Poner en discusión los roles masculinos y femeninos en una pareja, la idea de la responsabilidad familiar versus el «sálvese quien pueda», la persistente «conveniencia» de la negación versus la necesidad de explorar los temas a fondo, son temas que el filme plantea claramente y que seguramente repercutirán en cualquier pareja, con o sin hijos. El tono ligeramente humorístico que Östlund usa en algunas escenas complicadas pondrán en situaciones incómodas a los espectadores, que se encontrarán tal vez riéndose en momentos en extremo dramáticos. La apuesta es complicada, pero es claro que Östlund no intenta burlarse del drama de los personajes sino más bien jugar con las incomodidades de los espectadores.

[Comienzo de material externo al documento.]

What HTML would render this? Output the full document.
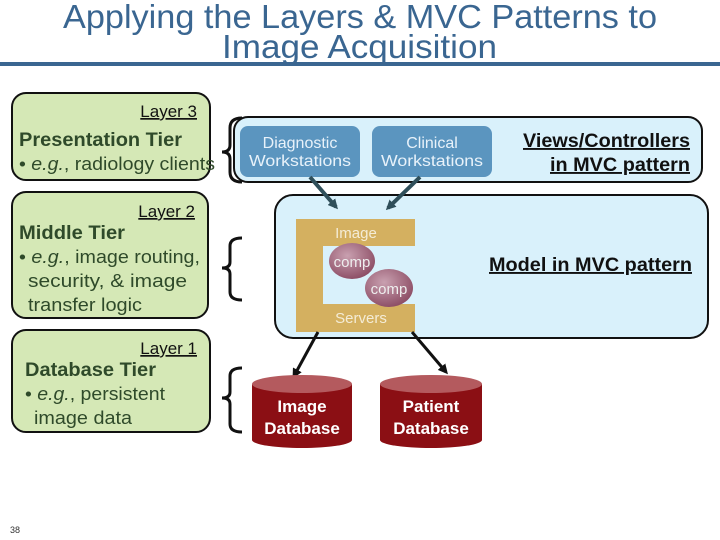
<!DOCTYPE html>
<html><head><style>body{margin:0;background:#fff}svg{display:block}</style></head><body>
<svg width="720" height="540" xmlns="http://www.w3.org/2000/svg" font-family="Liberation Sans, sans-serif">
<defs>
<marker id="ah" markerWidth="10" markerHeight="10" refX="7" refY="5" orient="auto" markerUnits="userSpaceOnUse"><path d="M0,0 L10,5 L0,10 z" fill="#111"/></marker>
<marker id="ah2" markerWidth="10" markerHeight="10" refX="7" refY="5" orient="auto" markerUnits="userSpaceOnUse"><path d="M0,0 L10,5 L0,10 z" fill="#2f4f5a"/></marker>
<radialGradient id="cg" cx="0.4" cy="0.35" r="0.7"><stop offset="0" stop-color="#c9a0b0"/><stop offset="1" stop-color="#8a4a62"/></radialGradient>
</defs>
<text x="63" y="28" font-size="33" fill="#3a6691" textLength="594" lengthAdjust="spacingAndGlyphs">Applying the Layers &amp; MVC Patterns to</text>
<text x="222" y="58" font-size="33" fill="#3a6691" textLength="275" lengthAdjust="spacingAndGlyphs">Image Acquisition</text>
<rect x="0" y="62" width="720" height="4" fill="#3a6691"/>

<rect x="12" y="93" width="198" height="87" rx="14" fill="#d5e8b6" stroke="#111" stroke-width="2"/>
<text x="197" y="117" text-anchor="end" font-size="17" fill="#111" text-decoration="underline">Layer 3</text>
<text x="19" y="146" font-size="19" font-weight="bold" fill="#2f4a2a" textLength="163" lengthAdjust="spacingAndGlyphs">Presentation Tier</text>
<text x="19" y="170" font-size="18" fill="#2f4a2a" textLength="196" lengthAdjust="spacingAndGlyphs">• <tspan font-style="italic">e.g.</tspan>, radiology clients</text>

<rect x="12" y="192" width="196" height="126" rx="14" fill="#d5e8b6" stroke="#111" stroke-width="2"/>
<text x="195" y="217" text-anchor="end" font-size="17" fill="#111" text-decoration="underline">Layer 2</text>
<text x="19" y="239" font-size="19" font-weight="bold" fill="#2f4a2a" textLength="106" lengthAdjust="spacingAndGlyphs">Middle Tier</text>
<text x="19" y="263" font-size="18" fill="#2f4a2a" textLength="181" lengthAdjust="spacingAndGlyphs">• <tspan font-style="italic">e.g.</tspan>, image routing,</text>
<text x="28" y="287" font-size="18" fill="#2f4a2a" textLength="159" lengthAdjust="spacingAndGlyphs">security,  &amp; image</text>
<text x="28" y="311" font-size="18" fill="#2f4a2a" textLength="114" lengthAdjust="spacingAndGlyphs">transfer logic</text>

<rect x="12" y="330" width="198" height="102" rx="14" fill="#d5e8b6" stroke="#111" stroke-width="2"/>
<text x="197" y="354" text-anchor="end" font-size="17" fill="#111" text-decoration="underline">Layer 1</text>
<text x="25" y="376" font-size="19" font-weight="bold" fill="#2f4a2a" textLength="131" lengthAdjust="spacingAndGlyphs">Database Tier</text>
<text x="25" y="400" font-size="18" fill="#2f4a2a" textLength="140" lengthAdjust="spacingAndGlyphs">• <tspan font-style="italic">e.g.</tspan>, persistent</text>
<text x="34" y="424" font-size="18" fill="#2f4a2a" textLength="98" lengthAdjust="spacingAndGlyphs">image data</text>

<g fill="none" stroke="#111" stroke-width="3">
<path d="M242,118 Q230,118 230,128 L230,145 Q230,152 222,152 Q230,152 230,159 L230,172 Q230,182 242,182"/>
<path d="M242,238 Q230,238 230,246 L230,262 Q230,268 222,268 Q230,268 230,274 L230,292 Q230,300 242,300"/>
<path d="M242,368 Q230,368 230,376 L230,392 Q230,398 222,398 Q230,398 230,404 L230,424 Q230,432 242,432"/>
</g>

<rect x="234" y="117" width="468" height="65" rx="14" fill="#d9f1fb" stroke="#111" stroke-width="2"/>
<rect x="240" y="126" width="120" height="51" rx="8" fill="#5b95bf"/>
<text x="300" y="148" text-anchor="middle" font-size="16" fill="#e8f2fa">Diagnostic</text>
<text x="300" y="166" text-anchor="middle" font-size="16" fill="#e8f2fa" textLength="102" lengthAdjust="spacingAndGlyphs">Workstations</text>
<rect x="372" y="126" width="120" height="51" rx="8" fill="#5b95bf"/>
<text x="432" y="148" text-anchor="middle" font-size="16" fill="#e8f2fa">Clinical</text>
<text x="432" y="166" text-anchor="middle" font-size="16" fill="#e8f2fa" textLength="102" lengthAdjust="spacingAndGlyphs">Workstations</text>
<text x="690" y="147" text-anchor="end" font-size="19" font-weight="bold" fill="#111" text-decoration="underline" textLength="167" lengthAdjust="spacingAndGlyphs">Views/Controllers</text>
<text x="690" y="171" text-anchor="end" font-size="19" font-weight="bold" fill="#111" text-decoration="underline" textLength="140" lengthAdjust="spacingAndGlyphs">in MVC pattern</text>

<rect x="275" y="195" width="433" height="143" rx="18" fill="#d9f1fb" stroke="#111" stroke-width="2"/>
<path d="M296,219 H415 V246 H323 V304 H415 V332 H296 Z" fill="#d4b060"/>
<text x="356" y="238" text-anchor="middle" font-size="15" fill="#f4ecd6">Image</text>
<text x="361" y="323" text-anchor="middle" font-size="15" fill="#f4ecd6">Servers</text>
<ellipse cx="352" cy="261" rx="23" ry="18" fill="url(#cg)"/>
<text x="352" y="267" text-anchor="middle" font-size="15" fill="#eee">comp</text>
<ellipse cx="389" cy="288" rx="24" ry="19" fill="url(#cg)"/>
<text x="389" y="294" text-anchor="middle" font-size="15" fill="#eee">comp</text>
<text x="692" y="271" text-anchor="end" font-size="19" font-weight="bold" fill="#111" text-decoration="underline" textLength="203" lengthAdjust="spacingAndGlyphs">Model in MVC pattern</text>

<line x1="310" y1="177" x2="336" y2="207" stroke="#2f4f5a" stroke-width="4" marker-end="url(#ah2)"/>
<line x1="420" y1="177" x2="388" y2="208" stroke="#2f4f5a" stroke-width="4" marker-end="url(#ah2)"/>
<line x1="318" y1="332" x2="294" y2="376" stroke="#111" stroke-width="3" marker-end="url(#ah)"/>
<line x1="412" y1="332" x2="446" y2="372" stroke="#111" stroke-width="3" marker-end="url(#ah)"/>

<path d="M252,384 V440 A50,8 0 0 0 352,440 V384 Z" fill="#8b0f14"/>
<ellipse cx="302" cy="384" rx="50" ry="9" fill="#b45a5e"/>
<text x="302" y="412" text-anchor="middle" font-size="17" font-weight="bold" fill="#fff">Image</text>
<text x="302" y="434" text-anchor="middle" font-size="17" font-weight="bold" fill="#fff">Database</text>
<path d="M380,384 V440 A51,8 0 0 0 482,440 V384 Z" fill="#8b0f14"/>
<ellipse cx="431" cy="384" rx="51" ry="9" fill="#b45a5e"/>
<text x="431" y="412" text-anchor="middle" font-size="17" font-weight="bold" fill="#fff">Patient</text>
<text x="431" y="434" text-anchor="middle" font-size="17" font-weight="bold" fill="#fff">Database</text>

<text x="10" y="533" font-size="9" fill="#333">38</text>
</svg>
</body></html>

Hay escenas llamativas en el filme (una fiesta descontrolada que perturba a Tomas, una genial escena de Tomas y su amigo bebiendo al borde de la pileta que deriva en una confusa situación) que sacan a FORCE MAJEURE de la estructura día a día casi mecánica que tiene. Y hay algo raro que sucede también con el trato de los niños: en una escena Östlund los muestra insoportables y dominadores, casi una pesadilla para todo padre, para luego ponerse en su lugar y empatizar con ellos cuando ven que el edificio familiar se va derrumbando creando, acaso, los momentos más emotivos del filme.
Los varios finales de la película no están a la altura del resto: no solo por la cantidad (el filme parece terminar tres veces por lo menos) sino por ofrecer una sensación acaso demasiado tranquilizadora en una película que hasta allí usó la confusión y perturbación emocional como motor principal. De todos modos, esa «tranquilidad», queda claro, nunca es tan así. Si bien hay algo narrativo al final que remite a un modelo clásico –hacer catársis, enfrentar los miedos, posible resolución–, la sensación de que cualquier incidente puede volver a encender la mecha no se va nunca. Ya quedó instalada en todos ellos. Y en todos nosotros.
Me gustó. Coincido, lo más flojo es/son el/los final/finales. Me decepcionó un poco.